Berardi asintió en silencio, dolorido. Bruna se despegó de la ventana y se le acercó.

—¿Por qué nos ha dado nombre y apellido de ese cirujano? ¿Es que va divulgando por todas partes quiénes son los miembros de su logia? Hasta donde yo sé, al día de hoy la francmasonería es ilegal en España...

Jovellanos y Twiss intercambiaron sendas miradas de inteligencia. La pregunta de Bruna era muy pertinente.

—Entiendo sus suspicacias —arguyó Berardi—. Si lo he hecho, es porque en este momento algo así resulta irrelevante. ¿Es que cree que como están hoy las cosas en Sevilla a los masones nos importan mucho nuestros
secretos?
Quien no haya sido ya apresado por el inquisidor Ruiz posiblemente habrá muerto o huido.
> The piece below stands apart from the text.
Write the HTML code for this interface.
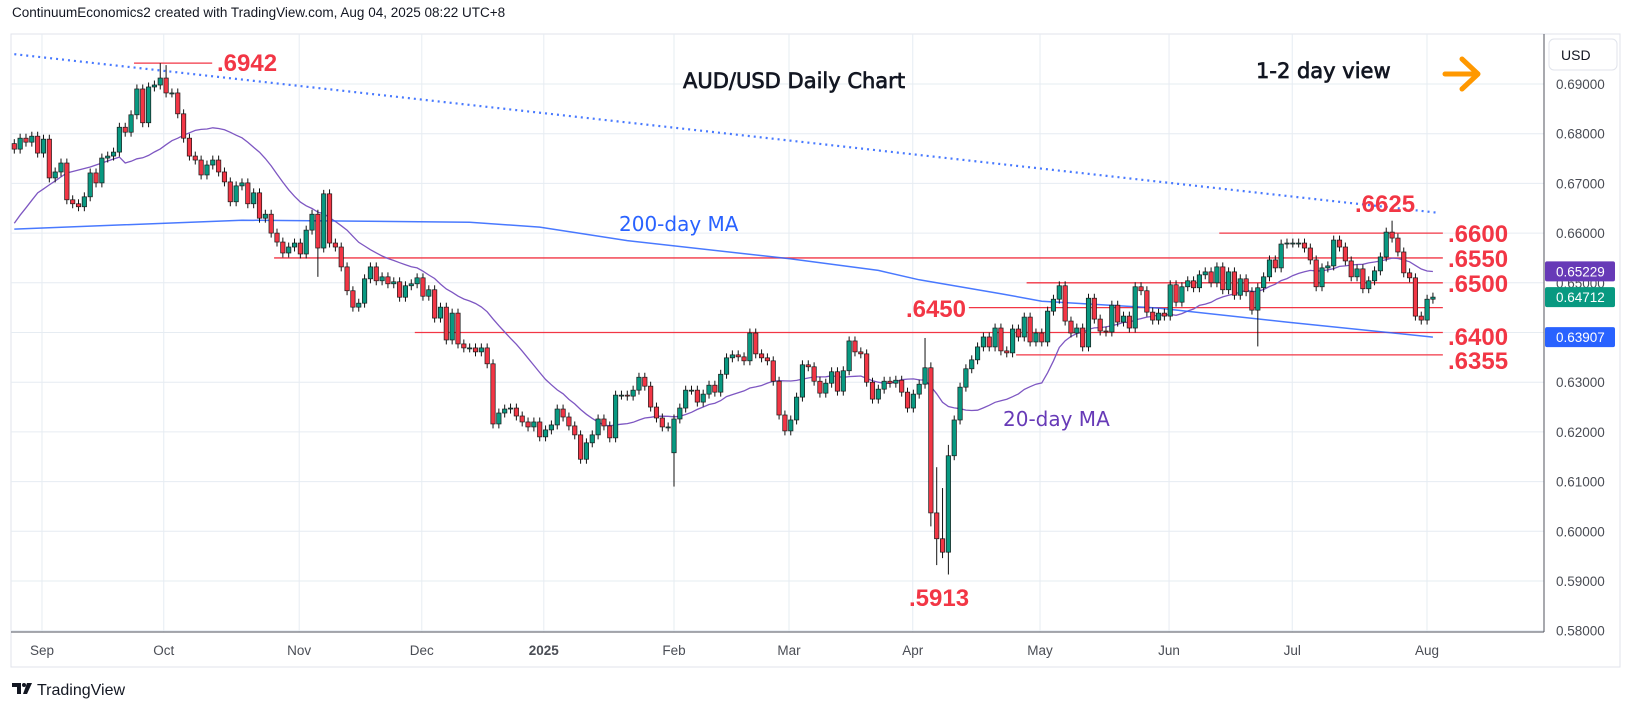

Más nos vale, pues, que la justicia civil, por muy hostil que sea a la francmasonería, nos proteja como ciudadanos aun a riesgo de desvelar nuestra actividad. No obstante, si hablaba en concreto de Sebastián Tovar, se debía a que de ese modo apoyaría mis palabras con más convicción. Por desgracia, ahora se darán cuenta de que no iba muy desencaminado.

Hogg confirmó la sinceridad de aquellas palabras con un movimiento de cabeza. Berardi se dispuso a proseguir su relato. Mientras lo hacía, Jovellanos se acercó al rincón de Mariana y asió una de sus manos, y la apretó con una ternura exquisita.

Berardi contó cómo el cirujano Tovar había operado la herida de su hijo Eugenio. Diestramente le dejó cosida la cuchillada con hilo de seda. El estudiante había perdido mucha sangre, pero era joven y fuerte, de forma que con reposo llegaría a reponerse pronto. Sin embargo, dos días después, en la noche de Jueves Santo, estallaba el motín que se apoderaría de la ciudad. Por algún medio que Berardi sospechaba, Gregorio Ruiz había aprovechado el desorden general para dar con alguno de sus hermanos. Sin duda que le había arrancado con tormento la identidad de miembros de la logia, en especial de la de su maestre. De modo que de madrugada había mandado un nutrido grupo de familiares para prenderle. Por suerte, los amigos manteístas tenían el sueño muy ligero, y dieron la alarma cuando la gente del castillo rodeaba la casa.

—¿De madrugada? —le interrumpió Twiss, pensando en Silva, y en que posiblemente ese asesino hubiese tenido tiempo más que suficiente durante la noche para llevar su mal desde la iglesia de la Anunciación a otro lugar—. ¿Mandaba a esa gente Ruiz o lo hacía algún otro en especial?